DATA EXTRACT =>
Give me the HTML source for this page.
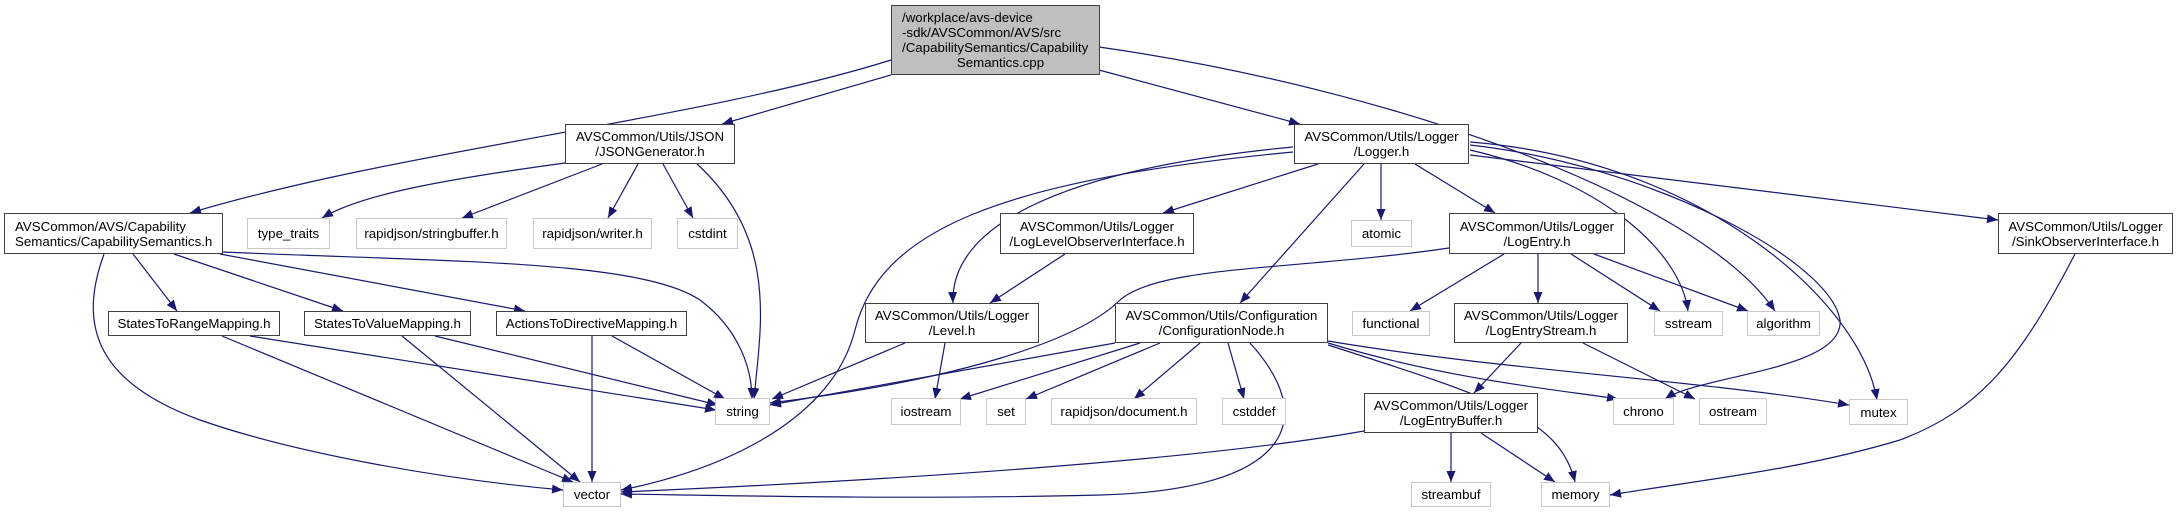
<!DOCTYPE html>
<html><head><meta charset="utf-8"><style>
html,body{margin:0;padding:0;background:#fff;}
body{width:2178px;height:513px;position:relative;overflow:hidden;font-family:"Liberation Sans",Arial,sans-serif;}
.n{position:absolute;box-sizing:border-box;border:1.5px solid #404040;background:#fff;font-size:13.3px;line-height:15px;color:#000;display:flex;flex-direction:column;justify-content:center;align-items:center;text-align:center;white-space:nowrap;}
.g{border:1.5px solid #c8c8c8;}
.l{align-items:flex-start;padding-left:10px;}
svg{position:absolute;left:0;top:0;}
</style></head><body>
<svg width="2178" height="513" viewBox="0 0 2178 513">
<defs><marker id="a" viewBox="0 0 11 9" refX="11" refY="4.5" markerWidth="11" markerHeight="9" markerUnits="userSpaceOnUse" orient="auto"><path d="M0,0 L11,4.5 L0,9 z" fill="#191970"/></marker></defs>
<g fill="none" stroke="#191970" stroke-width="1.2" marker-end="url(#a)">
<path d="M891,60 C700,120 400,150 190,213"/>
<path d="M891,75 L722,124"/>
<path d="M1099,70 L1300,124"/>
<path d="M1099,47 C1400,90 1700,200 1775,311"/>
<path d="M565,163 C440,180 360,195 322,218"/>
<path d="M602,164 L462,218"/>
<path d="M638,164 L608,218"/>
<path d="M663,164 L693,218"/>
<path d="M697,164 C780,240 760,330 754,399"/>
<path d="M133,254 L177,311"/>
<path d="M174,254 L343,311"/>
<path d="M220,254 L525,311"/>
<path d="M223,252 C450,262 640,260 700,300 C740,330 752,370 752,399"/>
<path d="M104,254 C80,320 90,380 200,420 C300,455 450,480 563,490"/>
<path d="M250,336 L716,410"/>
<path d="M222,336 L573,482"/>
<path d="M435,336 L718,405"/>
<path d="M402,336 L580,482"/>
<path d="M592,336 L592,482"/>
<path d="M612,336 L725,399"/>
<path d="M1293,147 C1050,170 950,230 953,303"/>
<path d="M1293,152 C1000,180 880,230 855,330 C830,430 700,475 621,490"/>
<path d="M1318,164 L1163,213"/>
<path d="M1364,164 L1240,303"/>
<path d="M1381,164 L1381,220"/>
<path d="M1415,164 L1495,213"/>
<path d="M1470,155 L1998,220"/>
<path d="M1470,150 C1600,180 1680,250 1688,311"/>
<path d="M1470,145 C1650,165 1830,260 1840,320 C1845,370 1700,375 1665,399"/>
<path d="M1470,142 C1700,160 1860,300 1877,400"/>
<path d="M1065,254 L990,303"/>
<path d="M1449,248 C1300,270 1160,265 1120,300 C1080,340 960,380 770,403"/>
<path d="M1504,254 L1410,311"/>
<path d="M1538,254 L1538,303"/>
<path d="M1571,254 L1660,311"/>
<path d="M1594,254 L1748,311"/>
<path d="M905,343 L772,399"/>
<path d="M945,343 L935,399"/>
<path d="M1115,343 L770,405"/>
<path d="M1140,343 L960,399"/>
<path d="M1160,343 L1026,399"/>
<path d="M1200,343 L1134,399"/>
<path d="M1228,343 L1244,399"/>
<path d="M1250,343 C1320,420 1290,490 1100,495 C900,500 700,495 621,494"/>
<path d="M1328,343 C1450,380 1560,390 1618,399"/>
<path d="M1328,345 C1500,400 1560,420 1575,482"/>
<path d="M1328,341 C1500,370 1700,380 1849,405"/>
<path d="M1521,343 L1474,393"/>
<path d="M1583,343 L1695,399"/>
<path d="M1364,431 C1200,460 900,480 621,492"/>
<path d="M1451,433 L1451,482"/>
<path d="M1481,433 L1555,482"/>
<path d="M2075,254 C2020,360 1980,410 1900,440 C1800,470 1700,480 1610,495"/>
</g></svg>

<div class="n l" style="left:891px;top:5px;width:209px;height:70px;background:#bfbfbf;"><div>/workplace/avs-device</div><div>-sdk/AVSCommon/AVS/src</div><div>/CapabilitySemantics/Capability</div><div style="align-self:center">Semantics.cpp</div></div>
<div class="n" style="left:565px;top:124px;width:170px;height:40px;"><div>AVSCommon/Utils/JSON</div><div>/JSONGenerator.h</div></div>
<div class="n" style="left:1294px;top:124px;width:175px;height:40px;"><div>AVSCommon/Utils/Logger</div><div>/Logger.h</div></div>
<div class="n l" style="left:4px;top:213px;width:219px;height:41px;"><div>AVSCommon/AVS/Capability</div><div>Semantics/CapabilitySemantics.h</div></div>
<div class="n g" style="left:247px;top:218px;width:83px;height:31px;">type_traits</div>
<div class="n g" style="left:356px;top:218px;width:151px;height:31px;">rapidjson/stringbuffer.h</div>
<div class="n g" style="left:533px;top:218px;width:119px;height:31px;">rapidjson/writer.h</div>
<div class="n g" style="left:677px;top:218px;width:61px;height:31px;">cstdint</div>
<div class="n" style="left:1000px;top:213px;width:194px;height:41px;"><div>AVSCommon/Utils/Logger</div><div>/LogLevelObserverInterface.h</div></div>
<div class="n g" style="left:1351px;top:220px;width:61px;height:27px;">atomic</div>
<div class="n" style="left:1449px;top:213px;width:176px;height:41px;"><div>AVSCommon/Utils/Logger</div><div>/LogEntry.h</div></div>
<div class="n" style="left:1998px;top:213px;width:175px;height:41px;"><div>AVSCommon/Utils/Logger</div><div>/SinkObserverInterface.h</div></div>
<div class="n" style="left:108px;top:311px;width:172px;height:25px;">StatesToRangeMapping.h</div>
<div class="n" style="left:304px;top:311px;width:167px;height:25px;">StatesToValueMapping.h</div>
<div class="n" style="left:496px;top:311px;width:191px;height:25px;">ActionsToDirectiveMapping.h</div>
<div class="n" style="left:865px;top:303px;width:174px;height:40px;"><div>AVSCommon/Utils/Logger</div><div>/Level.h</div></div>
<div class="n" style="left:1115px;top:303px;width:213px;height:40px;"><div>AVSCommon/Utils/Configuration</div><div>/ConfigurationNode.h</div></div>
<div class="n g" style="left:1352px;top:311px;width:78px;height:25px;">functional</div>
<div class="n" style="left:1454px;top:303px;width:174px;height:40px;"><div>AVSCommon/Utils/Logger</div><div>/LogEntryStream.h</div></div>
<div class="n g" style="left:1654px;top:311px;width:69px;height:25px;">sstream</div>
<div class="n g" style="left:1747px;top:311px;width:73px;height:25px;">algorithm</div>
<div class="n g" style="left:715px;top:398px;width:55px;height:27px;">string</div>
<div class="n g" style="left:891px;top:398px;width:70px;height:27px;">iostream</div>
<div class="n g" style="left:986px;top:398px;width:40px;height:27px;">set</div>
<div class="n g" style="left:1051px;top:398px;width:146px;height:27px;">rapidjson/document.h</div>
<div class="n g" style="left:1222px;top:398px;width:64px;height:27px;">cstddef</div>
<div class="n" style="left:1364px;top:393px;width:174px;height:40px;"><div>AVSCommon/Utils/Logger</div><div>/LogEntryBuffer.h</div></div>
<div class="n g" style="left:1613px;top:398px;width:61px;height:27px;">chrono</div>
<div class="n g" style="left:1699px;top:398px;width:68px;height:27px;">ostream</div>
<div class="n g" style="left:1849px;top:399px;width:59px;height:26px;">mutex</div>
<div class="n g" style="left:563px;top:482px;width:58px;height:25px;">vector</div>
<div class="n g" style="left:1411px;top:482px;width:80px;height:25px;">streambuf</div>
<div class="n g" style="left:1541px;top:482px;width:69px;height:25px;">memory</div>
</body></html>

OBJECTIVE => Return to the listing above and set it down exactly, leaving out its pictures.

EXERCISE ANSWER =>
Give me the HTML source for this page.
<!DOCTYPE html>
<html><head><meta charset="utf-8"><style>
html,body{margin:0;padding:0;background:#fff;}
body{width:2178px;height:513px;position:relative;overflow:hidden;font-family:"Liberation Sans",Arial,sans-serif;}
.n{position:absolute;box-sizing:border-box;border:1.5px solid #404040;background:#fff;font-size:13.3px;line-height:15px;color:#000;display:flex;flex-direction:column;justify-content:center;align-items:center;text-align:center;white-space:nowrap;}
.g{border:1.5px solid #c8c8c8;}
.l{align-items:flex-start;padding-left:10px;}
svg{position:absolute;left:0;top:0;}
</style></head><body>
<svg width="2178" height="513" viewBox="0 0 2178 513">
<defs><marker id="a" viewBox="0 0 11 9" refX="11" refY="4.5" markerWidth="11" markerHeight="9" markerUnits="userSpaceOnUse" orient="auto"><path d="M0,0 L11,4.5 L0,9 z" fill="#191970"/></marker></defs>
<g fill="none" stroke="#191970" stroke-width="1.2" marker-end="url(#a)">
<path d="M891,60 C700,120 400,150 190,213"/>
<path d="M891,75 L722,124"/>
<path d="M1099,70 L1300,124"/>
<path d="M1099,47 C1400,90 1700,200 1775,311"/>
<path d="M565,163 C440,180 360,195 322,218"/>
<path d="M602,164 L462,218"/>
<path d="M638,164 L608,218"/>
<path d="M663,164 L693,218"/>
<path d="M697,164 C780,240 760,330 754,399"/>
<path d="M133,254 L177,311"/>
<path d="M174,254 L343,311"/>
<path d="M220,254 L525,311"/>
<path d="M223,252 C450,262 640,260 700,300 C740,330 752,370 752,399"/>
<path d="M104,254 C80,320 90,380 200,420 C300,455 450,480 563,490"/>
<path d="M250,336 L716,410"/>
<path d="M222,336 L573,482"/>
<path d="M435,336 L718,405"/>
<path d="M402,336 L580,482"/>
<path d="M592,336 L592,482"/>
<path d="M612,336 L725,399"/>
<path d="M1293,147 C1050,170 950,230 953,303"/>
<path d="M1293,152 C1000,180 880,230 855,330 C830,430 700,475 621,490"/>
<path d="M1318,164 L1163,213"/>
<path d="M1364,164 L1240,303"/>
<path d="M1381,164 L1381,220"/>
<path d="M1415,164 L1495,213"/>
<path d="M1470,155 L1998,220"/>
<path d="M1470,150 C1600,180 1680,250 1688,311"/>
<path d="M1470,145 C1650,165 1830,260 1840,320 C1845,370 1700,375 1665,399"/>
<path d="M1470,142 C1700,160 1860,300 1877,400"/>
<path d="M1065,254 L990,303"/>
<path d="M1449,248 C1300,270 1160,265 1120,300 C1080,340 960,380 770,403"/>
<path d="M1504,254 L1410,311"/>
<path d="M1538,254 L1538,303"/>
<path d="M1571,254 L1660,311"/>
<path d="M1594,254 L1748,311"/>
<path d="M905,343 L772,399"/>
<path d="M945,343 L935,399"/>
<path d="M1115,343 L770,405"/>
<path d="M1140,343 L960,399"/>
<path d="M1160,343 L1026,399"/>
<path d="M1200,343 L1134,399"/>
<path d="M1228,343 L1244,399"/>
<path d="M1250,343 C1320,420 1290,490 1100,495 C900,500 700,495 621,494"/>
<path d="M1328,343 C1450,380 1560,390 1618,399"/>
<path d="M1328,345 C1500,400 1560,420 1575,482"/>
<path d="M1328,341 C1500,370 1700,380 1849,405"/>
<path d="M1521,343 L1474,393"/>
<path d="M1583,343 L1695,399"/>
<path d="M1364,431 C1200,460 900,480 621,492"/>
<path d="M1451,433 L1451,482"/>
<path d="M1481,433 L1555,482"/>
<path d="M2075,254 C2020,360 1980,410 1900,440 C1800,470 1700,480 1610,495"/>
</g></svg>

<div class="n l" style="left:891px;top:5px;width:209px;height:70px;background:#bfbfbf;"><div>/workplace/avs-device</div><div>-sdk/AVSCommon/AVS/src</div><div>/CapabilitySemantics/Capability</div><div style="align-self:center">Semantics.cpp</div></div>
<div class="n" style="left:565px;top:124px;width:170px;height:40px;"><div>AVSCommon/Utils/JSON</div><div>/JSONGenerator.h</div></div>
<div class="n" style="left:1294px;top:124px;width:175px;height:40px;"><div>AVSCommon/Utils/Logger</div><div>/Logger.h</div></div>
<div class="n l" style="left:4px;top:213px;width:219px;height:41px;"><div>AVSCommon/AVS/Capability</div><div>Semantics/CapabilitySemantics.h</div></div>
<div class="n g" style="left:247px;top:218px;width:83px;height:31px;">type_traits</div>
<div class="n g" style="left:356px;top:218px;width:151px;height:31px;">rapidjson/stringbuffer.h</div>
<div class="n g" style="left:533px;top:218px;width:119px;height:31px;">rapidjson/writer.h</div>
<div class="n g" style="left:677px;top:218px;width:61px;height:31px;">cstdint</div>
<div class="n" style="left:1000px;top:213px;width:194px;height:41px;"><div>AVSCommon/Utils/Logger</div><div>/LogLevelObserverInterface.h</div></div>
<div class="n g" style="left:1351px;top:220px;width:61px;height:27px;">atomic</div>
<div class="n" style="left:1449px;top:213px;width:176px;height:41px;"><div>AVSCommon/Utils/Logger</div><div>/LogEntry.h</div></div>
<div class="n" style="left:1998px;top:213px;width:175px;height:41px;"><div>AVSCommon/Utils/Logger</div><div>/SinkObserverInterface.h</div></div>
<div class="n" style="left:108px;top:311px;width:172px;height:25px;">StatesToRangeMapping.h</div>
<div class="n" style="left:304px;top:311px;width:167px;height:25px;">StatesToValueMapping.h</div>
<div class="n" style="left:496px;top:311px;width:191px;height:25px;">ActionsToDirectiveMapping.h</div>
<div class="n" style="left:865px;top:303px;width:174px;height:40px;"><div>AVSCommon/Utils/Logger</div><div>/Level.h</div></div>
<div class="n" style="left:1115px;top:303px;width:213px;height:40px;"><div>AVSCommon/Utils/Configuration</div><div>/ConfigurationNode.h</div></div>
<div class="n g" style="left:1352px;top:311px;width:78px;height:25px;">functional</div>
<div class="n" style="left:1454px;top:303px;width:174px;height:40px;"><div>AVSCommon/Utils/Logger</div><div>/LogEntryStream.h</div></div>
<div class="n g" style="left:1654px;top:311px;width:69px;height:25px;">sstream</div>
<div class="n g" style="left:1747px;top:311px;width:73px;height:25px;">algorithm</div>
<div class="n g" style="left:715px;top:398px;width:55px;height:27px;">string</div>
<div class="n g" style="left:891px;top:398px;width:70px;height:27px;">iostream</div>
<div class="n g" style="left:986px;top:398px;width:40px;height:27px;">set</div>
<div class="n g" style="left:1051px;top:398px;width:146px;height:27px;">rapidjson/document.h</div>
<div class="n g" style="left:1222px;top:398px;width:64px;height:27px;">cstddef</div>
<div class="n" style="left:1364px;top:393px;width:174px;height:40px;"><div>AVSCommon/Utils/Logger</div><div>/LogEntryBuffer.h</div></div>
<div class="n g" style="left:1613px;top:398px;width:61px;height:27px;">chrono</div>
<div class="n g" style="left:1699px;top:398px;width:68px;height:27px;">ostream</div>
<div class="n g" style="left:1849px;top:399px;width:59px;height:26px;">mutex</div>
<div class="n g" style="left:563px;top:482px;width:58px;height:25px;">vector</div>
<div class="n g" style="left:1411px;top:482px;width:80px;height:25px;">streambuf</div>
<div class="n g" style="left:1541px;top:482px;width:69px;height:25px;">memory</div>
</body></html>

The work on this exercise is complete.